- [Stated goal] Make an exact copy of all the entries below, with the pictures left out.

- [Data for this task]
* * * * * * * * *
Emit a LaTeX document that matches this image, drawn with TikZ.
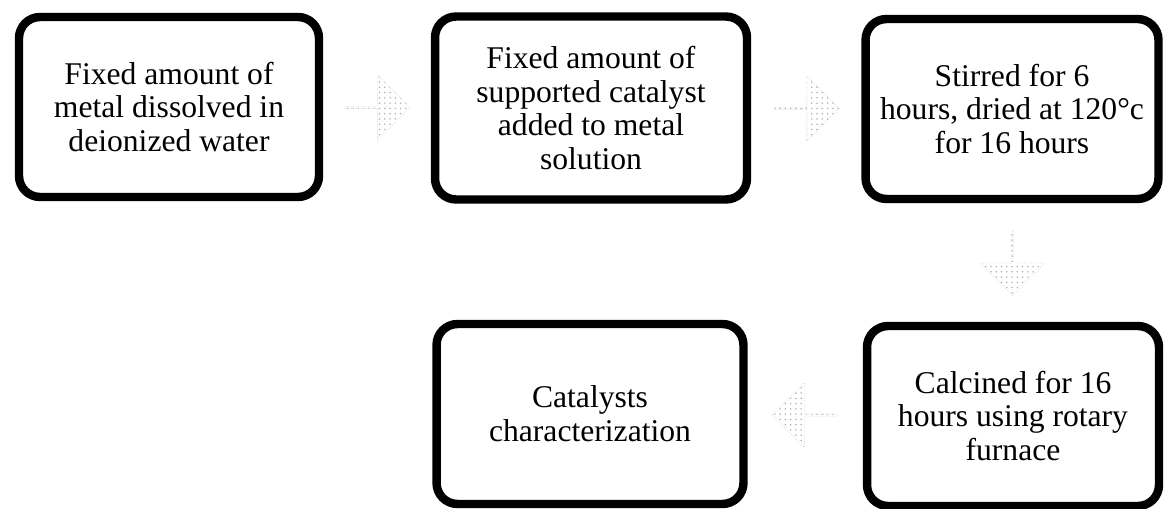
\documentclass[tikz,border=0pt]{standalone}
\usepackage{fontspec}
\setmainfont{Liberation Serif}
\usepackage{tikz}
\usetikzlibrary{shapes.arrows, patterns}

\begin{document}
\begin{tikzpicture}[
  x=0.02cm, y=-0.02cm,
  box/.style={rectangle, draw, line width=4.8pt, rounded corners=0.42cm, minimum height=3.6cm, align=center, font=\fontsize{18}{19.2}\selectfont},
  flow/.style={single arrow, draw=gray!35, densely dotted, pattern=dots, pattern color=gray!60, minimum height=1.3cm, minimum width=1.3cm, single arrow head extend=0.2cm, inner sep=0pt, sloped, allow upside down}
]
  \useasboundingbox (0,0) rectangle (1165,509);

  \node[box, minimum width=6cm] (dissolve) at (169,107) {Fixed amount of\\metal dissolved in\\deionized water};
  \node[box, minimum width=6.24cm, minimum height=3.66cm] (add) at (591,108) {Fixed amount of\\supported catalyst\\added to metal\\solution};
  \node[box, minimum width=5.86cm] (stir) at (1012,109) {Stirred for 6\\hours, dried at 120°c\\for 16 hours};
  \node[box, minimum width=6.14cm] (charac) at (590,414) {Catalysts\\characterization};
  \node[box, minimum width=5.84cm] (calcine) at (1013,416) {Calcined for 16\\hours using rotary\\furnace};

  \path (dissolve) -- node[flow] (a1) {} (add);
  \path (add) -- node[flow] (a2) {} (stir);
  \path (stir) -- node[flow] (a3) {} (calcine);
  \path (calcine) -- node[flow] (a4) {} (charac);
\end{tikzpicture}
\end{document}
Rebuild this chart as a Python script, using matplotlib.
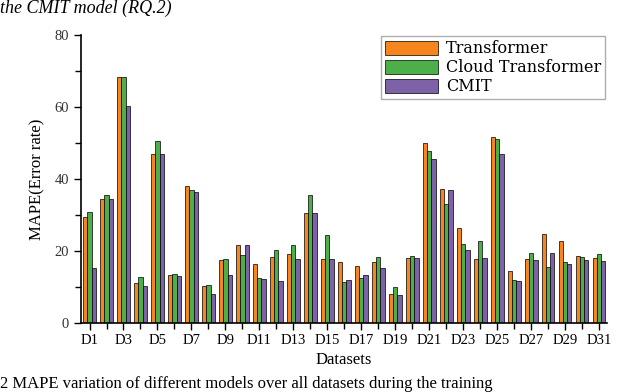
* * * * * * * * *
- [Final answer]
Emit a LaTeX document that matches this image, drawn with TikZ.
\documentclass[tikz,border=0pt]{standalone}
\usepackage{fontspec}
\setmainfont{Liberation Serif}
\usepackage{tikz}
\usetikzlibrary{shapes.arrows, patterns}

\begin{document}
\begin{tikzpicture}[
  x=0.02cm, y=-0.02cm,
  box/.style={rectangle, draw, line width=4.8pt, rounded corners=0.42cm, minimum height=3.6cm, align=center, font=\fontsize{18}{19.2}\selectfont},
  flow/.style={single arrow, draw=gray!35, densely dotted, pattern=dots, pattern color=gray!60, minimum height=1.3cm, minimum width=1.3cm, single arrow head extend=0.2cm, inner sep=0pt, sloped, allow upside down}
]
  \useasboundingbox (0,0) rectangle (1165,509);

  \node[box, minimum width=6cm] (dissolve) at (169,107) {Fixed amount of\\metal dissolved in\\deionized water};
  \node[box, minimum width=6.24cm, minimum height=3.66cm] (add) at (591,108) {Fixed amount of\\supported catalyst\\added to metal\\solution};
  \node[box, minimum width=5.86cm] (stir) at (1012,109) {Stirred for 6\\hours, dried at 120°c\\for 16 hours};
  \node[box, minimum width=6.14cm] (charac) at (590,414) {Catalysts\\characterization};
  \node[box, minimum width=5.84cm] (calcine) at (1013,416) {Calcined for 16\\hours using rotary\\furnace};

  \path (dissolve) -- node[flow] (a1) {} (add);
  \path (add) -- node[flow] (a2) {} (stir);
  \path (stir) -- node[flow] (a3) {} (calcine);
  \path (calcine) -- node[flow] (a4) {} (charac);
\end{tikzpicture}
\end{document}
Rebuild this chart as a Python script, using matplotlib.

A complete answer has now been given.